Livre – Manderley for ever
Je tenais à partager avec vous ma fascination pour la romancière anglaise Daphné du Maurier (Rebecca, Ma Cousine Rachel, Le Bouc-Emissaire, Les Oiseaux…). Manderley for ever, biographie foisonnante vient de sortir à son sujet, rédigée par Tatiana de Rosnay, aux éditions Albin Michel.
C’est un ouvrage très documenté que l’on ouvre avec délectation, l’occasion également de découvrir en photos Daphné du Maurier et ses proches. Tatiana de Rosnay, pour « infuser » son livre, expression de Daphné du Maurier (qui veut tout dire), s’est elle-même rendue sur les différents lieux de la vie de l’écrivain britannique, née à Londres en 1907, au sein d’une famille de comédiens, dont l’aïeul qui a tant fait rêver Daphné, un certain Busson du Maurier, issu de la Sarthe, s’est échappé de la France de la Révolution avec sa jeune famille pour s’installer en Angleterre.
Daphné est la numéro 2, parmi les filles chéries de Gerald du Maurier, comédien et directeur de théâtre très célèbre. C’est aussi la préférée de Gerald. Elle grandit dans l’aisance bourgeoise de son époque, rêvant à ce glorieux passé familial, à la France et à Paris qu’elle finira par découvrir à la fin de ses études.
Daphné cultive très tôt son goût pour l’écriture et l’indépendance. Elle ne se sépare jamais de son journal intime. Son voyage à Paris est pourtant déterminant. Elle y rencontre une femme, Melle Yvon, directrice de l’établissement pour jeunes filles de bonne famille, qui va bouleverser son existence. C’est une relation très forte et ambiguë qui se développe entre les deux femmes. Avec l’accord des parents de Daphné, elles vont pouvoir voyager ensemble l’été. C’est décidé, loin de sa famille, dans ce Paris enchanteur, Daphné se lance dans la rédaction de ses premières nouvelles.
Mais c’est son quatrième roman, écrit seulement à l’âge de 23 ans, Rebecca, qui va la révéler au grand public anglais mais aussi international.
Tatiana de Rosnay brosse ici le portrait d’une femme-artiste résolument moderne, dévouée entièrement à son art, au mépris parfois de sa propre vie de mère de famille. La richesse de cette biographie tient aussi dans la façon que Tatiana de Rosnay a de nous faire entrer dans l’univers intime de la femme mais aussi de l’artiste qui cultive son imagination par les voyages, les recherches en bibliothèques mais aussi en accordant une grande importance à ses propres rêves. En cela, c’est avec fascination que nous entrouvrons la porte du processus d’écriture de Daphné du Maurier.

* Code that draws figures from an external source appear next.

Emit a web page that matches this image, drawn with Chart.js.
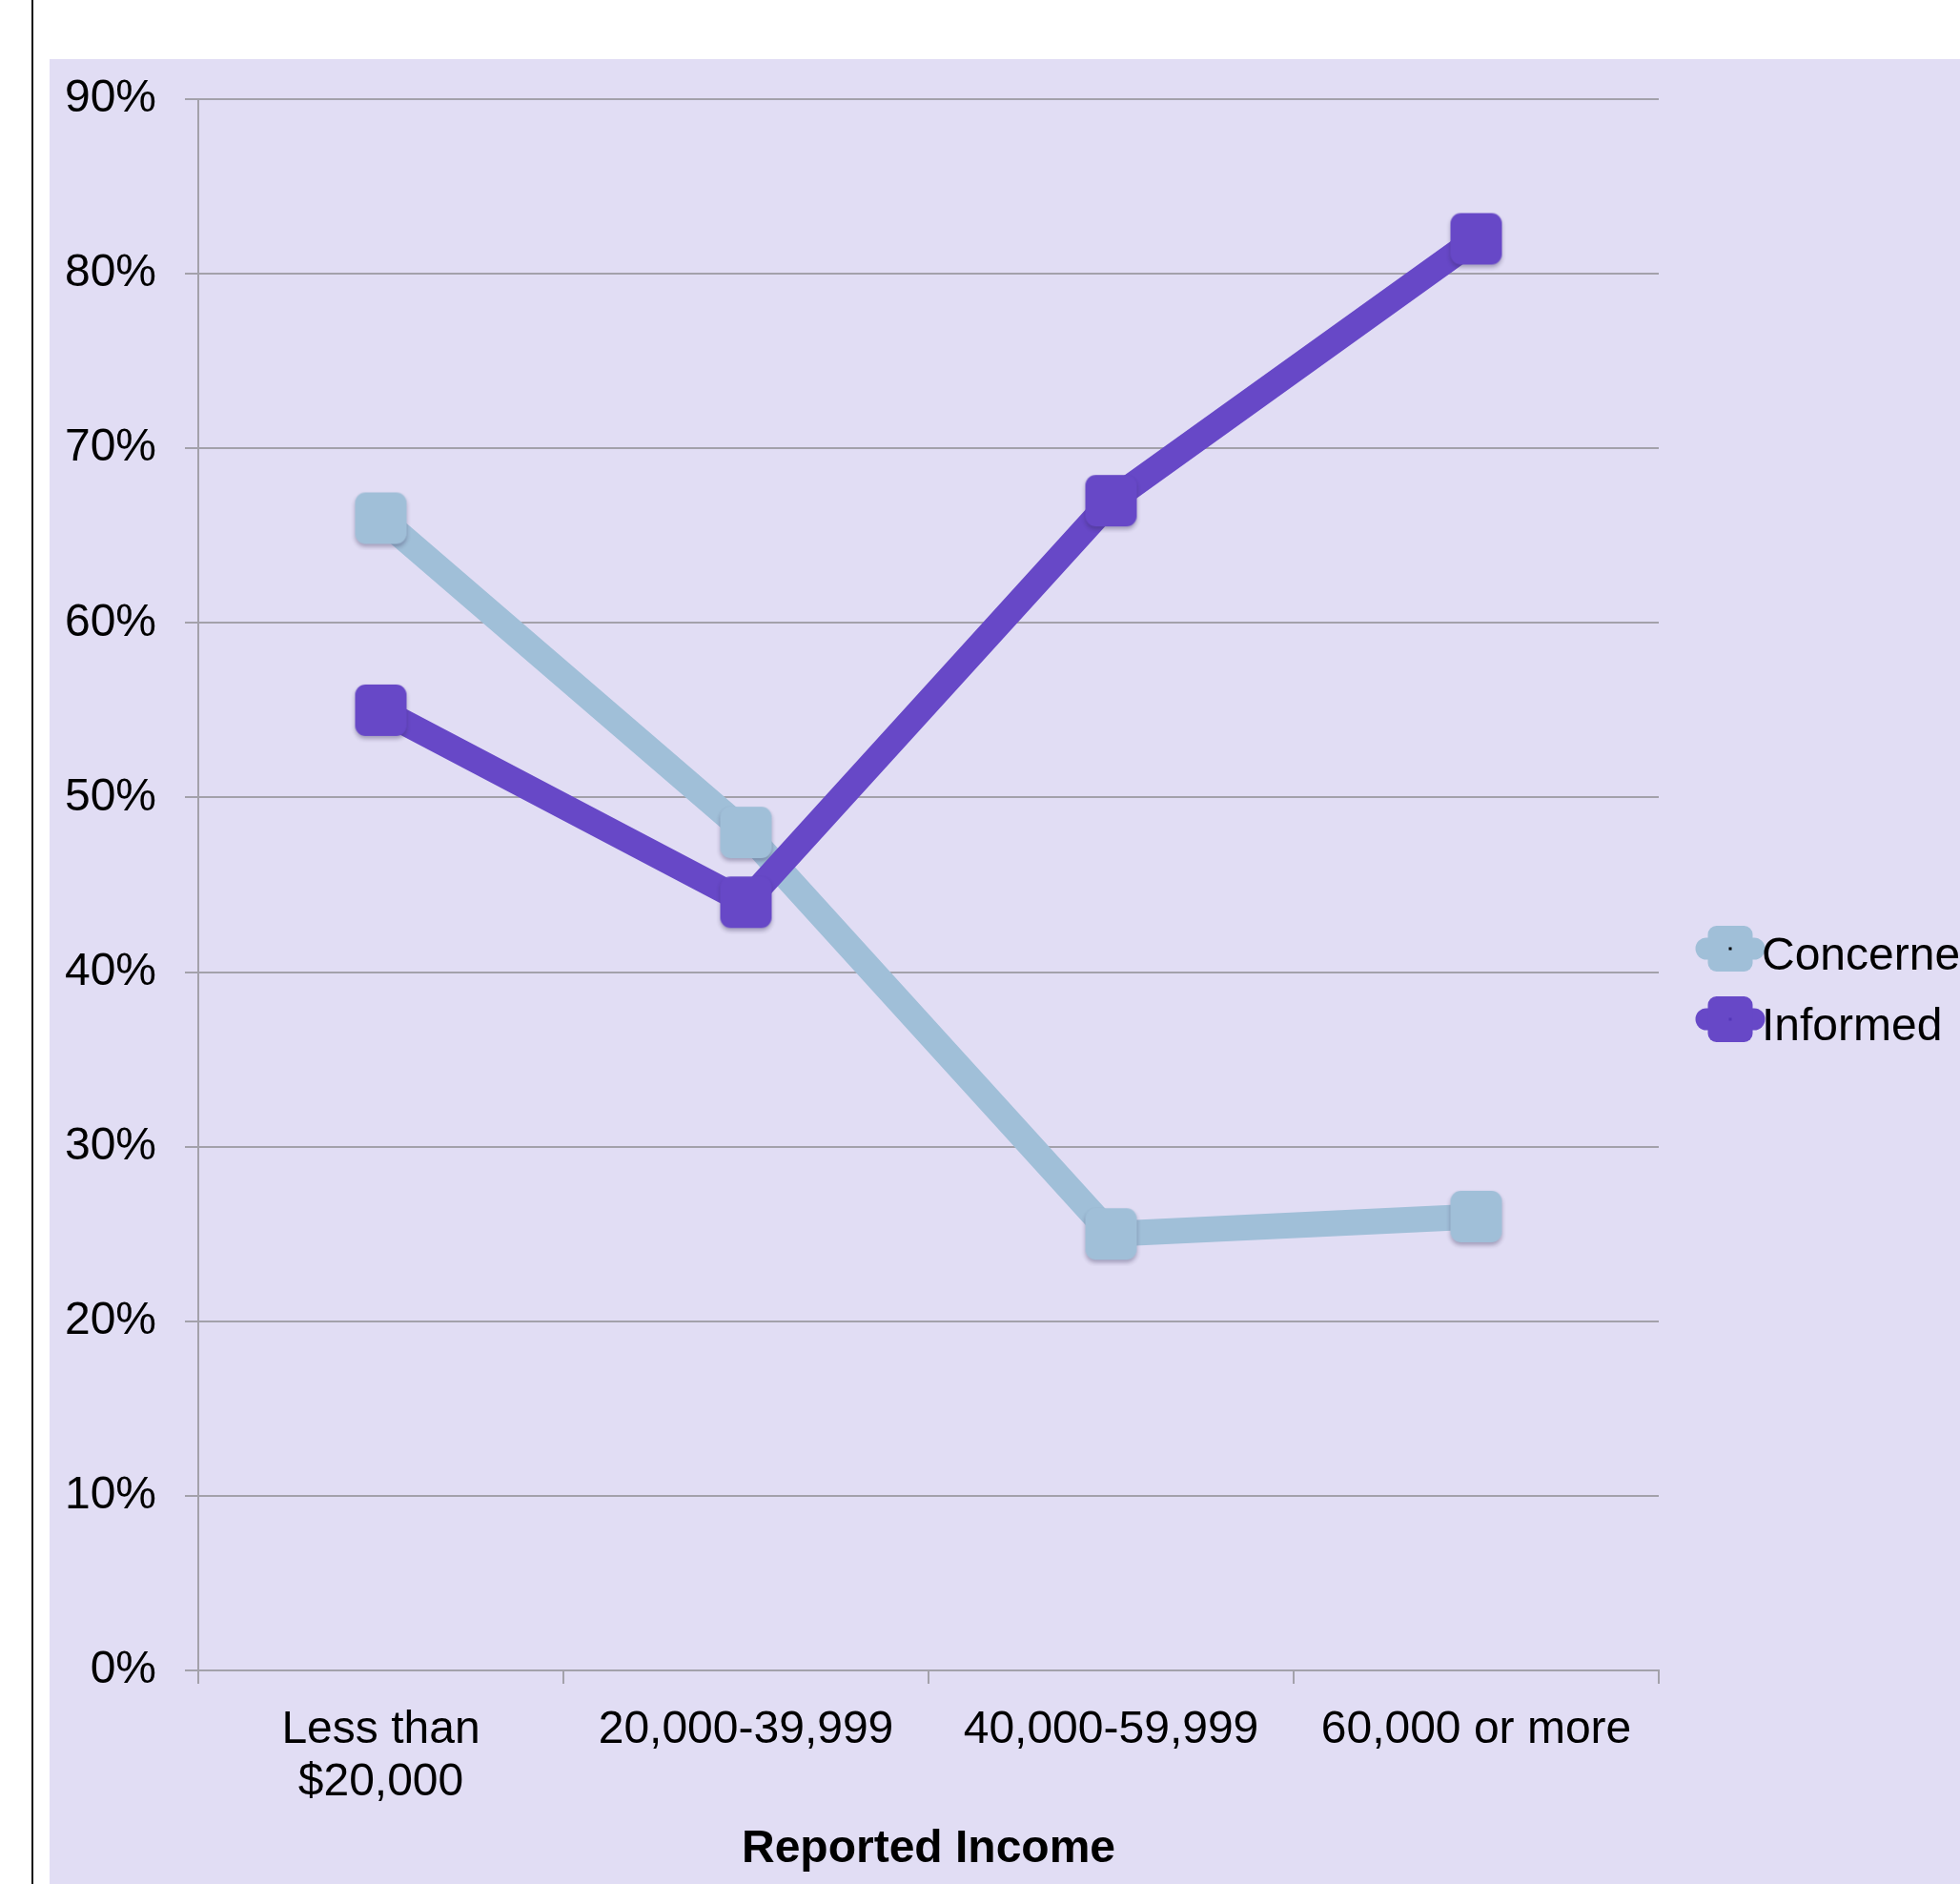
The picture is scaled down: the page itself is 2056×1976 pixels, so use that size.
<!DOCTYPE html>
<html>
<head>
<meta charset="utf-8">
<script src="https://cdn.jsdelivr.net/npm/chart.js@4.4.1/dist/chart.umd.min.js"></script>
<style>
  html, body { margin: 0; padding: 0; background: #fff; width: 2056px; height: 1976px; overflow: hidden; }
  #edge { position: absolute; left: 33px; top: 0; width: 2px; height: 1976px; background: #111; }
  #box { position: absolute; left: 52px; top: 62px; width: 2004px; height: 1914px; background: #e1ddf4; }
</style>
</head>
<body>
<div id="edge"></div>
<div id="box"><canvas id="chart" width="2004" height="1914"></canvas></div>
<script>
// data
const categories = [['Less than', '$20,000'], '20,000-39,999', '40,000-59,999', '60,000 or more'];
const seriesNames = ['Concerned', 'Informed'];
const concerned = [66, 48, 25, 26];
const informed = [55, 44, 67, 82];
const yMax = 90;
const yStep = 10;

const FONT = '"Liberation Sans", Arial, Helvetica, sans-serif';
const gridColor = '#a3a1aa';
const blue = '#a0bfd8';
const purple = '#6748c7';

// rounded square marker with a soft shadow
function markerImage(color) {
  const c = document.createElement('canvas');
  c.width = 68;
  c.height = 68;
  const g = c.getContext('2d');
  g.shadowColor = 'rgba(50,40,80,0.35)';
  g.shadowBlur = 4;
  g.shadowOffsetX = 0;
  g.shadowOffsetY = 3;
  g.fillStyle = color;
  g.beginPath();
  g.roundRect(7, 7, 54, 54, 11);
  g.fill();
  return c;
}

const dotColors = ['#000', '#5536b8'];

// legend on the right, drawn like the original (line + square + small dot)
const sideLegend = {
  id: 'sideLegend',
  afterDraw(chart) {
    const ctx = chart.ctx;
    const cx = 1763, y0 = 933, gap = 74;
    chart.data.datasets.forEach((ds, i) => {
      const y = y0 + i * gap;
      ctx.save();
      ctx.strokeStyle = ds.borderColor;
      ctx.lineWidth = 23;
      ctx.lineCap = 'round';
      ctx.beginPath();
      ctx.moveTo(cx - 25, y);
      ctx.lineTo(cx + 25, y);
      ctx.stroke();
      ctx.fillStyle = ds.borderColor;
      ctx.beginPath();
      ctx.roundRect(cx - 23.5, y - 24, 47, 48, 9);
      ctx.fill();
      ctx.fillStyle = dotColors[i];
      ctx.fillRect(cx - 1.5, y - 1.5, 3, 3);
      ctx.fillStyle = '#000';
      ctx.font = '48px ' + FONT;
      ctx.textBaseline = 'middle';
      ctx.textAlign = 'left';
      ctx.fillText(ds.label, 1796, y + 9);
      ctx.restore();
    });
  }
};

new Chart(document.getElementById('chart'), {
  type: 'line',
  data: {
    labels: categories,
    datasets: [
      {
        label: seriesNames[0],
        data: concerned,
        borderColor: blue,
        backgroundColor: blue,
        borderWidth: 27,
        pointStyle: markerImage(blue),
        pointRadius: 27,
        tension: 0,
        order: 2
      },
      {
        label: seriesNames[1],
        data: informed,
        borderColor: purple,
        backgroundColor: purple,
        borderWidth: 27,
        pointStyle: markerImage(purple),
        pointRadius: 27,
        tension: 0,
        order: 1
      }
    ]
  },
  options: {
    responsive: false,
    devicePixelRatio: 1,
    animation: false,
    layout: { autoPadding: false, padding: { top: 42, right: 316, left: 0, bottom: 0 } },
    plugins: {
      legend: { display: false },
      tooltip: { enabled: false }
    },
    scales: {
      x: {
        offset: true,
        grid: { display: true, drawOnChartArea: false, drawTicks: true, tickLength: 14, offset: true, color: gridColor, lineWidth: 2 },
        border: { display: true, color: gridColor, width: 2 },
        ticks: { color: '#000', font: { size: 48, family: FONT, lineHeight: 1.15 }, padding: 21, maxRotation: 0, autoSkip: false },
        title: { display: true, text: 'Reported Income', color: '#000', font: { size: 48, weight: 'bold', family: FONT }, padding: { top: 0, bottom: 7 } },
        afterFit(scale) {
          scale.height = 224;
          scale.paddingLeft = 0;
          scale.paddingRight = 0;
        }
      },
      y: {
        min: 0,
        max: yMax,
        ticks: { stepSize: yStep, callback: v => v + '%', color: '#000', font: { size: 48, family: FONT }, padding: 30 },
        grid: { color: gridColor, lineWidth: 2, tickLength: 14, drawTicks: true },
        border: { display: true, color: gridColor, width: 2 },
        afterFit(scale) {
          scale.width = 156;
          scale.paddingTop = 0;
          scale.paddingBottom = 0;
        }
      }
    }
  },
  plugins: [sideLegend]
});
</script>
</body>
</html>
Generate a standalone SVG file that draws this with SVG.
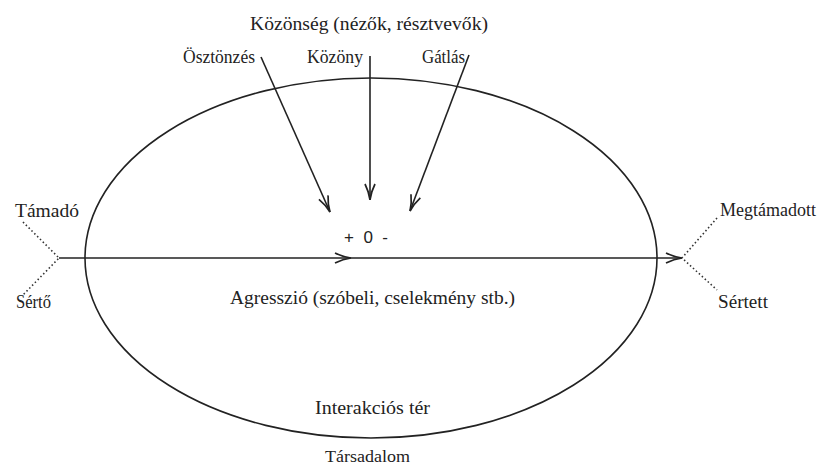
<svg xmlns="http://www.w3.org/2000/svg" width="819" height="468" viewBox="0 0 819 468">
<style>
text{font-family:"Liberation Serif","Times New Roman",serif;font-size:18.5px;fill:#222}
.ln{stroke:#222;stroke-width:1.6;fill:none}
.dot{stroke:#333;stroke-width:1.6;stroke-dasharray:1.5 2.5;fill:none}
.sans{font-family:"Liberation Sans",Arial,sans-serif;font-size:17px}
</style>
<defs>
<marker id="ah" viewBox="0 0 18 12" refX="17" refY="6" markerWidth="18" markerHeight="12" markerUnits="userSpaceOnUse" orient="auto">
<path d="M1,1 Q9,5 17,6 Q9,7 1,11" fill="none" stroke="#222" stroke-width="1.7"/>
</marker>
</defs>
<rect width="819" height="468" fill="#fff"/>
<g id="space">
<ellipse cx="371" cy="258" rx="286" ry="180" class="ln"/>
<text x="315" y="414" textLength="115" lengthAdjust="spacingAndGlyphs">Interakciós tér</text>
</g>
<g id="society"><text x="325" y="462" textLength="85" lengthAdjust="spacingAndGlyphs" style="font-size:17.5px">Társadalom</text></g>
<g id="audience"><text x="250" y="30" textLength="238" lengthAdjust="spacingAndGlyphs" style="font-size:19.5px">Közönség (nézők, résztvevők)</text></g>
<g id="osztonzes"><text x="183" y="63" textLength="72" lengthAdjust="spacingAndGlyphs">Ösztönzés</text></g>
<g id="kozony"><text x="307" y="63" textLength="56" lengthAdjust="spacingAndGlyphs">Közöny</text></g>
<g id="gatlas"><text x="422" y="63" textLength="43" lengthAdjust="spacingAndGlyphs">Gátlás</text></g>
<g id="signs"><text class="sans" x="366" y="243" text-anchor="middle" xml:space="preserve">+  0  -</text></g>
<g id="aggression"><text x="230" y="304" textLength="285" lengthAdjust="spacingAndGlyphs">Agresszió (szóbeli, cselekmény stb.)</text></g>
<g id="attacker">
<text x="15" y="217" textLength="64" lengthAdjust="spacingAndGlyphs">Támadó</text>
<text x="16" y="308" textLength="35" lengthAdjust="spacingAndGlyphs">Sértő</text>
</g>
<g id="victim">
<text x="720" y="216" textLength="96" lengthAdjust="spacingAndGlyphs">Megtámadott</text>
<text x="718" y="308" textLength="50" lengthAdjust="spacingAndGlyphs">Sértett</text>
</g>
<g id="connectors">
<line x1="261" y1="57" x2="330" y2="212" class="ln" marker-end="url(#ah)"/>
<line x1="370" y1="56" x2="370" y2="200" class="ln" marker-end="url(#ah)"/>
<line x1="469" y1="55" x2="410" y2="211" class="ln" marker-end="url(#ah)"/>
<line x1="59" y1="258" x2="351" y2="258" class="ln" marker-end="url(#ah)"/>
<line x1="351" y1="258" x2="682" y2="258" class="ln" marker-end="url(#ah)"/>
<path d="M23,222 L59,258 L23,295" class="dot"/>
<path d="M717,218 L682,258 L717,290" class="dot"/>
</g>
</svg>
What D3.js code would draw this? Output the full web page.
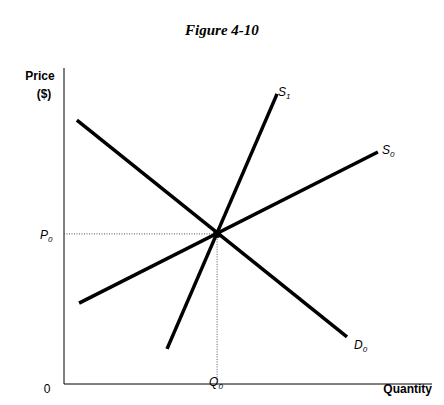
<!DOCTYPE html><html><head><script src="https://cdn.jsdelivr.net/npm/d3@7"></script>
<style>body{margin:0;background:#fff}</style></head><body><svg id="c" width="444" height="405"></svg>
<script>
const lineNames=["D0","S0","S1"];
const demand=[[3.5,83.5],[76.9,14.9]];
const supply0=[[4.1,25.6],[85.3,73.4]];
const supply1=[[28,11.1],[57.9,91.8]];
const equilibrium=[41.6,47.5];
const svg=d3.select("#c");
const x=d3.scaleLinear().domain([0,100]).range([64,432]);
const y=d3.scaleLinear().domain([0,100]).range([384,68]);
const sans="Liberation Sans, Arial, sans-serif";
svg.append("text").attr("x",222).attr("y",35).attr("text-anchor","middle").attr("font-family","Liberation Serif, serif").attr("font-style","italic").attr("font-weight","bold").attr("font-size",15).text("Figure 4-10");
svg.append("line").attr("x1",x(0)).attr("x2",x(0)).attr("y1",y(100)).attr("y2",y(0)).attr("stroke","#000");
svg.append("line").attr("x1",x(0)).attr("x2",x(100)).attr("y1",y(0)).attr("y2",y(0)).attr("stroke","#000");
const dot={stroke:"#555","stroke-dasharray":"1.5,1.5","stroke-width":1};
svg.append("line").attr("x1",x(0)).attr("x2",x(equilibrium[0])).attr("y1",y(equilibrium[1])).attr("y2",y(equilibrium[1])).attr("stroke","#555").attr("stroke-dasharray","1,1.5");
svg.append("line").attr("x1",x(equilibrium[0])).attr("x2",x(equilibrium[0])).attr("y1",y(equilibrium[1])).attr("y2",y(0)).attr("stroke","#555").attr("stroke-dasharray","1,1.5");
const ln=d3.line().x(d=>x(d[0])).y(d=>y(d[1]));
[demand,supply0,supply1].forEach(d=>svg.append("path").attr("d",ln(d)).attr("stroke","#000").attr("stroke-width",3.5).attr("fill","none"));
svg.append("circle").attr("cx",x(equilibrium[0])).attr("cy",y(equilibrium[1])).attr("r",4).attr("fill","#000");
function lab(px,py,main,sub,opts={}){const t=svg.append("text").attr("x",px).attr("y",py).attr("font-family",sans).attr("font-size",12).attr("font-style","italic").attr("text-anchor",opts.anchor||"start");t.append("tspan").text(main);t.append("tspan").attr("font-size",8).attr("dy",3).text(sub);}
lab(x(demand[1][0])+7,y(demand[1][1])+12,"D","0");
lab(x(supply0[1][0])+4,y(supply0[1][1])+2,"S","0");
lab(x(supply1[1][0])+1,y(supply1[1][1])+2,"S","1");
lab(40,239,"P","0");
lab(x(equilibrium[0])-8,y(0)+2,"Q","0");
svg.append("text").attr("x",40).attr("y",80).attr("text-anchor","middle").attr("font-family",sans).attr("font-weight","bold").attr("font-size",12).text("Price");
svg.append("text").attr("x",44).attr("y",98).attr("text-anchor","middle").attr("font-family",sans).attr("font-weight","bold").attr("font-size",12).text("($)");
svg.append("text").attr("x",47).attr("y",393).attr("text-anchor","middle").attr("font-family",sans).attr("font-size",12).text("0");
svg.append("text").attr("x",432).attr("y",393).attr("text-anchor","end").attr("font-family",sans).attr("font-weight","bold").attr("font-size",12).text("Quantity");
</script></body></html>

Enfin, il y a Menabilly, « Mena », ce manoir bien caché, qui fût le lieu qui inspira Daphné pour écrire le Manderley de Rebecca. Avec beaucoup de patience, elle attendit quelques années pour louer ce manoir et y écrire ses meilleurs romans.
On frissonne d’autant plus en relisant la première phrase de Rebecca qu’on sait à présent que ce lieu n’a pas seulement existé dans l’imagination de Daphné : « La nuit dernière, j’ai rêvé que je retournais à Manderley… »
NB : Une nouvelle traduction de Rebecca vient de paraître aux éditions Albin Michel, comprenant une quarantaine de pages inédites.
Manderley for ever De Tatiana de Rosnay Editions Albin Michel – Héloïse d’Ormesson Prix : 22€ TTC.